> Objective
Return all lines in the material below that contain "with".

━━ Input material

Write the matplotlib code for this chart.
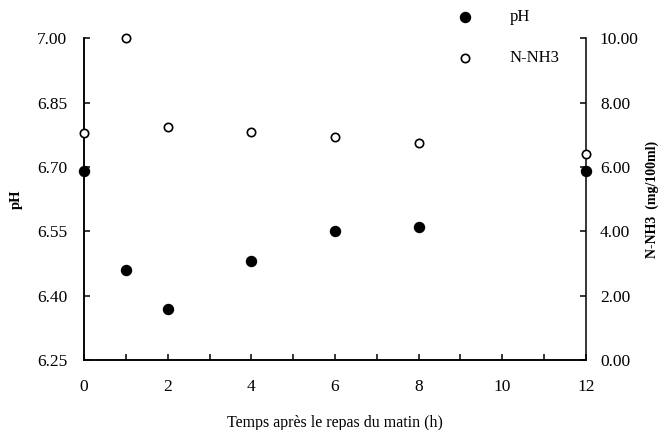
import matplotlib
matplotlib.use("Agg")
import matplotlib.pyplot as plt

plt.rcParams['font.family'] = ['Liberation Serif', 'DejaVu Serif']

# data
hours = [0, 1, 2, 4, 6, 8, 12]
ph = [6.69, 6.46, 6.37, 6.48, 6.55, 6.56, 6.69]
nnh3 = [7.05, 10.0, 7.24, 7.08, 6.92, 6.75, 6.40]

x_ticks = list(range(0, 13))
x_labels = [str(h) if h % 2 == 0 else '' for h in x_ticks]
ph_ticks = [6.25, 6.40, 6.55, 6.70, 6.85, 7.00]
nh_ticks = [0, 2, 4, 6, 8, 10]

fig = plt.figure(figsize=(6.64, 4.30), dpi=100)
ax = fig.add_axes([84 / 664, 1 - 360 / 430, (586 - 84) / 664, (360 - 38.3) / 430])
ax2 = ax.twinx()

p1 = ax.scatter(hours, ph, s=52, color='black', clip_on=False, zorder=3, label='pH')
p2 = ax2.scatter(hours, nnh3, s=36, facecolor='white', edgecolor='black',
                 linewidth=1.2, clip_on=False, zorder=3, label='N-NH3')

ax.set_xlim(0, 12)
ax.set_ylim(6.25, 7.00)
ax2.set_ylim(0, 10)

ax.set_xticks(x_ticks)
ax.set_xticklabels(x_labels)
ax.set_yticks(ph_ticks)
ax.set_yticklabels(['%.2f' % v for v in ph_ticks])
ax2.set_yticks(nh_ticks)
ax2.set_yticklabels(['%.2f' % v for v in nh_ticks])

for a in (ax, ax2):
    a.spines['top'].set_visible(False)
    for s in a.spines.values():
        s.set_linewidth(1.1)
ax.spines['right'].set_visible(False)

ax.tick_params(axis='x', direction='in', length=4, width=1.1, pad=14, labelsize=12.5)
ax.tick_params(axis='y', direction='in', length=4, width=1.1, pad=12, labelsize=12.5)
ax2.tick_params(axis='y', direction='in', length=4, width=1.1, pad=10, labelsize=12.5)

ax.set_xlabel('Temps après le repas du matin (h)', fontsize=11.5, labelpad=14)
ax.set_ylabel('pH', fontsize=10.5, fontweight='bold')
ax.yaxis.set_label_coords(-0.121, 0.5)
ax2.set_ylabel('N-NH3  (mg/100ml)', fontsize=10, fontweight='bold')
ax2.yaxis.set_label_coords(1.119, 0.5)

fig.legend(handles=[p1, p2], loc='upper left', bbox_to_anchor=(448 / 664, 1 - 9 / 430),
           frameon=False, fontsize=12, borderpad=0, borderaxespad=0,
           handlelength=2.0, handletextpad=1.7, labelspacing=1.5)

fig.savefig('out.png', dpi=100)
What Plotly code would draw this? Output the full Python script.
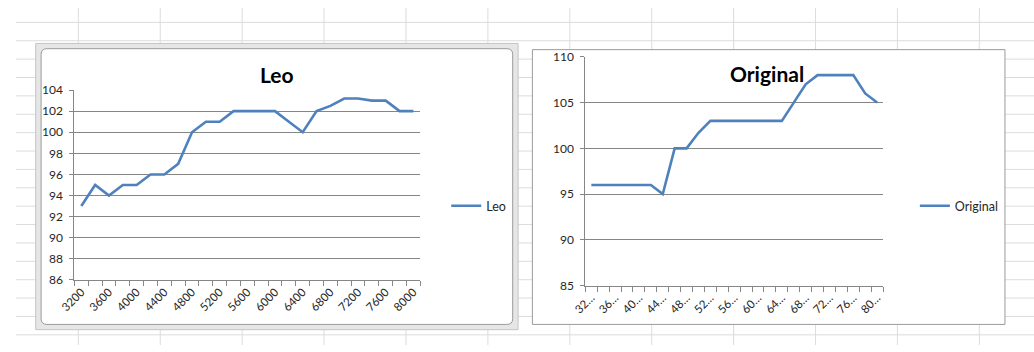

━━━━
━━ Input material

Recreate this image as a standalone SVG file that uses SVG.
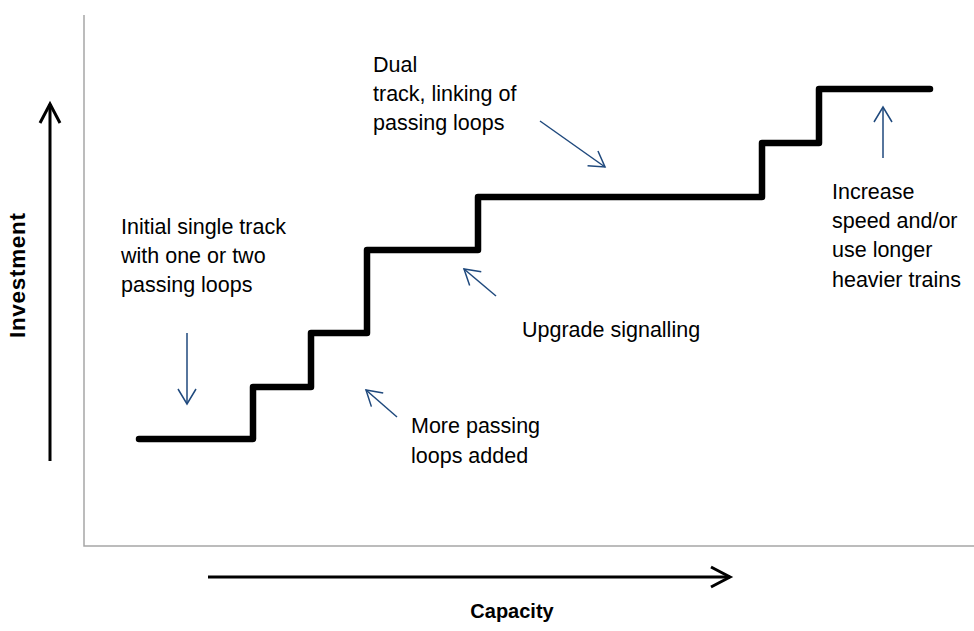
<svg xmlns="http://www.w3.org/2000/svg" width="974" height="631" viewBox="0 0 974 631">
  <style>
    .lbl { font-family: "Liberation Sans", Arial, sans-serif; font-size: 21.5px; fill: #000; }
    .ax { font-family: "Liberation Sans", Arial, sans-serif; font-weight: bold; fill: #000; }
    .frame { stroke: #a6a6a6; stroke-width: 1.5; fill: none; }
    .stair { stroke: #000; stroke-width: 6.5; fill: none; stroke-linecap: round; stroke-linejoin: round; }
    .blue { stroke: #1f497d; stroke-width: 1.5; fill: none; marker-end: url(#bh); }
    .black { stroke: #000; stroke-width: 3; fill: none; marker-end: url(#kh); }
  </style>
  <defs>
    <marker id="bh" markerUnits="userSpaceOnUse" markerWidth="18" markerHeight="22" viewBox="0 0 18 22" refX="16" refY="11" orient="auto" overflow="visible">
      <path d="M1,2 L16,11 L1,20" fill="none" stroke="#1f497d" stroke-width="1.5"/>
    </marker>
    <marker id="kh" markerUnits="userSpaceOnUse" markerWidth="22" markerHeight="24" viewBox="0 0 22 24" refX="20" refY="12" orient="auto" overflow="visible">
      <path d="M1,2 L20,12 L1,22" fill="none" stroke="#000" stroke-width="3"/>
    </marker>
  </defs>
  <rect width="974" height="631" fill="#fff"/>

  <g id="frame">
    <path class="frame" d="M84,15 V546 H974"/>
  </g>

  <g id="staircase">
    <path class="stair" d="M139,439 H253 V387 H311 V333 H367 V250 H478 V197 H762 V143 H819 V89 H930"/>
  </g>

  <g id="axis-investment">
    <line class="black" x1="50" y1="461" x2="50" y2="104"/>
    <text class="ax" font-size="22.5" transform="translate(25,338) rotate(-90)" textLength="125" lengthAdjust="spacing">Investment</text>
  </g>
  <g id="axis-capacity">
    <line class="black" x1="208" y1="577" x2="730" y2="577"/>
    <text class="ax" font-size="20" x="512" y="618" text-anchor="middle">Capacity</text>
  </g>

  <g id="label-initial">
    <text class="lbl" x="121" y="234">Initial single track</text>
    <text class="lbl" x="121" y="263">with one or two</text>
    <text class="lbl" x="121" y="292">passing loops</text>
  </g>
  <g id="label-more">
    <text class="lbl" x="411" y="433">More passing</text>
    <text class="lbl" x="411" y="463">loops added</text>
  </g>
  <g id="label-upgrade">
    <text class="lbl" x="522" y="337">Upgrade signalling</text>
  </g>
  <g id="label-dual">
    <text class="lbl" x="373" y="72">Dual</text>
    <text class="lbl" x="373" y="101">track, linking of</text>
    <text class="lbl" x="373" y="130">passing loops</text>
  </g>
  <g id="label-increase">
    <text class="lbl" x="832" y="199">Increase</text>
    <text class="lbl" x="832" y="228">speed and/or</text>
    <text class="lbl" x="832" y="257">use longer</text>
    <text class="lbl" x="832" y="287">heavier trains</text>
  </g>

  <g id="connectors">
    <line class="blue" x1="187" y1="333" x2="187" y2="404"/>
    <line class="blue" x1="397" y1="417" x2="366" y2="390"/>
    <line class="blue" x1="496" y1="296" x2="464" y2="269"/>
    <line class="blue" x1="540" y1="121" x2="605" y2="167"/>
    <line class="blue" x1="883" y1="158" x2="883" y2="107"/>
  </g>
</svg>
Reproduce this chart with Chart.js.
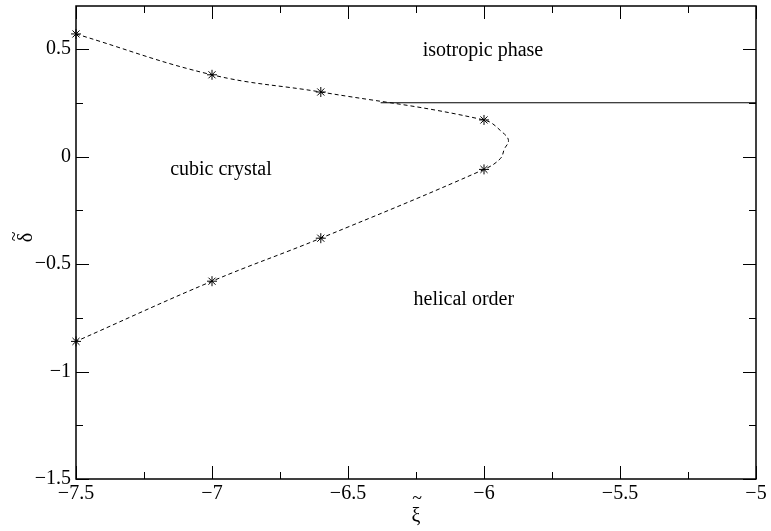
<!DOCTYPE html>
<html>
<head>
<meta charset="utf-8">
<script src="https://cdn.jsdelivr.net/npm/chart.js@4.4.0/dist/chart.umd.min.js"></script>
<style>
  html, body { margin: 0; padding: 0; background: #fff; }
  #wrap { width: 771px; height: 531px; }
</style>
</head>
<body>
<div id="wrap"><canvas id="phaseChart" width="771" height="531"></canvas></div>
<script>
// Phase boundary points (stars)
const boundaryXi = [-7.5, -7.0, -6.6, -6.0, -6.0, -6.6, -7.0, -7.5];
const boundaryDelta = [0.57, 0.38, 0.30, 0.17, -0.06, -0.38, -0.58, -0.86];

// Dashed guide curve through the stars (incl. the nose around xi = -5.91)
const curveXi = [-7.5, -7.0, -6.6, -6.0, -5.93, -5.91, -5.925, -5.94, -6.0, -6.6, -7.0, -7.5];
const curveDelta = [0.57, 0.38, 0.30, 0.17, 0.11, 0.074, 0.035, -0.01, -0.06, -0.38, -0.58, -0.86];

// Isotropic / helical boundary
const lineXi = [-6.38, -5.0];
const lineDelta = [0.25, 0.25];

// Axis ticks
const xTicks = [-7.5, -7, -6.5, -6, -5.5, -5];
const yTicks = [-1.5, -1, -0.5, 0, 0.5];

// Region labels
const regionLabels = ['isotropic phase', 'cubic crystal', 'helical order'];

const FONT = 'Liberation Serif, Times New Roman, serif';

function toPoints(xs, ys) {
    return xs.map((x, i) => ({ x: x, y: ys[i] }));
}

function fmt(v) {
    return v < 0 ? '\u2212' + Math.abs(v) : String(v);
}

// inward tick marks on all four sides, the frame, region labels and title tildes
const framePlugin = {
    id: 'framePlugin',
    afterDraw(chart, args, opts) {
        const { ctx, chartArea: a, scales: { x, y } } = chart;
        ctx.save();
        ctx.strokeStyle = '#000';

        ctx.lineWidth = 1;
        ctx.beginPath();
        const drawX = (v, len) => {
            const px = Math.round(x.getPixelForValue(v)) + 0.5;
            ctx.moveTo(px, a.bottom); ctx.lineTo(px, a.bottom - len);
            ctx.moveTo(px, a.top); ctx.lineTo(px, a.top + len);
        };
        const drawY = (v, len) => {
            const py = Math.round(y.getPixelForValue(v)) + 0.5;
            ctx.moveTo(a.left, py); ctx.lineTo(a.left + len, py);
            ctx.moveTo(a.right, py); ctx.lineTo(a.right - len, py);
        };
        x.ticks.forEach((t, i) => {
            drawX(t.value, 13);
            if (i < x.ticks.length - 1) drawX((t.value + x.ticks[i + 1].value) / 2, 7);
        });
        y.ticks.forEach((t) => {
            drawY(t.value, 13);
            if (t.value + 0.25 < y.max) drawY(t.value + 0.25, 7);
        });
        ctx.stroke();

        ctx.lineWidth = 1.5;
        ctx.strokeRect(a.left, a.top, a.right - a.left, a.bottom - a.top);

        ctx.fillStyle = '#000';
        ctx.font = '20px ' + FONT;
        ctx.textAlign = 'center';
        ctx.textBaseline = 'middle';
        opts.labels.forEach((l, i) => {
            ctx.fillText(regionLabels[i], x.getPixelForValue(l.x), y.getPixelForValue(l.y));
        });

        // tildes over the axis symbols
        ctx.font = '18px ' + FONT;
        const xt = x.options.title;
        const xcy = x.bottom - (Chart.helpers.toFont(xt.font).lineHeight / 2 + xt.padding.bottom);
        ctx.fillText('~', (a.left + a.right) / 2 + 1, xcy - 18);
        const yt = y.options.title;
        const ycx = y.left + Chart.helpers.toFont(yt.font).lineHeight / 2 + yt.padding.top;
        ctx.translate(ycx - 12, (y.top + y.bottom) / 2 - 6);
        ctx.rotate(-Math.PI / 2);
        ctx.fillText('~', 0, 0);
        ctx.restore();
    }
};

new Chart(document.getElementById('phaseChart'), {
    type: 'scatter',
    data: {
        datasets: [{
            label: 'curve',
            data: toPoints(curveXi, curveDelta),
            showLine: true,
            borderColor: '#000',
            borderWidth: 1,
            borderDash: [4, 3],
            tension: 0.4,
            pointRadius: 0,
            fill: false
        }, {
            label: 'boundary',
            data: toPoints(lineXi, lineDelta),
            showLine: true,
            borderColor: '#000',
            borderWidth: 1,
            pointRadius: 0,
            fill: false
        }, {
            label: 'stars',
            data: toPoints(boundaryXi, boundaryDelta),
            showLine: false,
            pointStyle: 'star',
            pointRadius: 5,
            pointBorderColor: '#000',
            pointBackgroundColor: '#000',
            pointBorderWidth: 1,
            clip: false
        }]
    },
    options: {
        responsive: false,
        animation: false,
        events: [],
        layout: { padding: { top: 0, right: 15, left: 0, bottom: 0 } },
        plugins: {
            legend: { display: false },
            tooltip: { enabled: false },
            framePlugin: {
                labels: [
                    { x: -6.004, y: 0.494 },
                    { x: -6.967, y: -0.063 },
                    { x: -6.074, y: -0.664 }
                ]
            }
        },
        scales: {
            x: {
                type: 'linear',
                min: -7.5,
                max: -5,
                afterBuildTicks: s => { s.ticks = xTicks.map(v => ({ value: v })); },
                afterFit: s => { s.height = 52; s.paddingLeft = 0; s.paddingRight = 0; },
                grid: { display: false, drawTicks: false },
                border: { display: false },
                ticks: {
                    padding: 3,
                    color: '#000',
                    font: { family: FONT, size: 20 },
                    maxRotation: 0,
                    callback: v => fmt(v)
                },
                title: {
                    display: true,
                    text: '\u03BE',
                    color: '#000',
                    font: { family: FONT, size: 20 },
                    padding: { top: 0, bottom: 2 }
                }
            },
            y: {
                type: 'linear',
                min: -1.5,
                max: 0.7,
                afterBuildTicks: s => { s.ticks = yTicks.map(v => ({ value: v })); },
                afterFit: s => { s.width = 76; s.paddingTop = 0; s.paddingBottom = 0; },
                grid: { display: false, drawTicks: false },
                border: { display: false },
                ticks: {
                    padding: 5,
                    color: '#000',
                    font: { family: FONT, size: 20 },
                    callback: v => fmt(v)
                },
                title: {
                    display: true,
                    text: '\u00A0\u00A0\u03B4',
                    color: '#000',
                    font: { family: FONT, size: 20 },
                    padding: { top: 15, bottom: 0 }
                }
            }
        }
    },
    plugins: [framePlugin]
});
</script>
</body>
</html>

━━━━
━━ Input material

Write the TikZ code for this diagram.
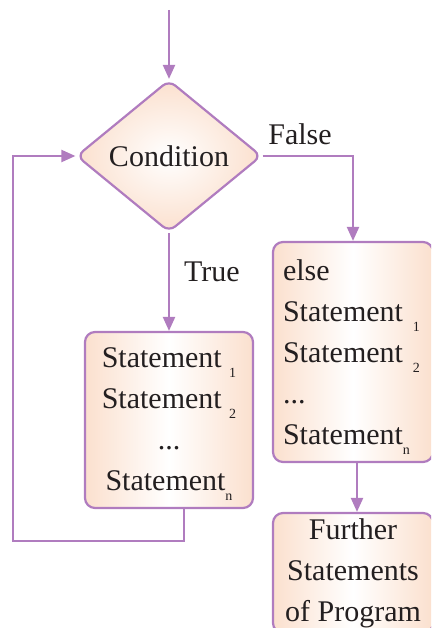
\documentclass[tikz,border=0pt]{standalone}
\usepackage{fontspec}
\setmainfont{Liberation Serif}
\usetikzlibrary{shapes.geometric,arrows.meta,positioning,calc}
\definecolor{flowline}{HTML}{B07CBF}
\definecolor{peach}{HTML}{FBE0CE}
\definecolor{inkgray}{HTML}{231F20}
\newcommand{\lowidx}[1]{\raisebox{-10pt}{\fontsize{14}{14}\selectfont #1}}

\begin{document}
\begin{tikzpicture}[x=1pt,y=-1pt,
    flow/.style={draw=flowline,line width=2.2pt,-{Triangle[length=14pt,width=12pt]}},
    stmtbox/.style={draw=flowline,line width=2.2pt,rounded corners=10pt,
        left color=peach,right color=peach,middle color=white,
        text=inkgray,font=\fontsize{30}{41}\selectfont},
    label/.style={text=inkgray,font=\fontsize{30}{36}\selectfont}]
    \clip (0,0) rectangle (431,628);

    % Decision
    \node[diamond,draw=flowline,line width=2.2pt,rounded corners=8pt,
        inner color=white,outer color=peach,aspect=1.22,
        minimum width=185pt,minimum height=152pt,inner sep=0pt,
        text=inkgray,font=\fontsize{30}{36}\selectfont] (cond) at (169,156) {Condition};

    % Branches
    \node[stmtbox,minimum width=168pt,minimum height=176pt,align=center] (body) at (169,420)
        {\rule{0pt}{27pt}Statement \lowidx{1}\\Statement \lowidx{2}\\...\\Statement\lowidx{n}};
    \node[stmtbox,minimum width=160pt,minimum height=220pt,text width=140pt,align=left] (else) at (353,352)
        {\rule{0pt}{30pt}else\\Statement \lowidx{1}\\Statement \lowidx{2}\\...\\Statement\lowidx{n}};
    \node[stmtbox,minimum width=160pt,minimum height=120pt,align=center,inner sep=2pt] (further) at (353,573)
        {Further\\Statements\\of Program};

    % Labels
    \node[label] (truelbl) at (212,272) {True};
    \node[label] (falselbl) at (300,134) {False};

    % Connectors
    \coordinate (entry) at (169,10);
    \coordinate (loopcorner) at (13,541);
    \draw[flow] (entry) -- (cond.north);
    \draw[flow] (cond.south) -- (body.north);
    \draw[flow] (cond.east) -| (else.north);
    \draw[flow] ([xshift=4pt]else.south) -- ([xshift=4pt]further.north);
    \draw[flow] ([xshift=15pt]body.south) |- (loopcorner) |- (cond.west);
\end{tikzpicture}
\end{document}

━━━━

> Output
    <text class="lbl" x="121" y="263">with one or two</text>
Reproduce this chart with Chart.js.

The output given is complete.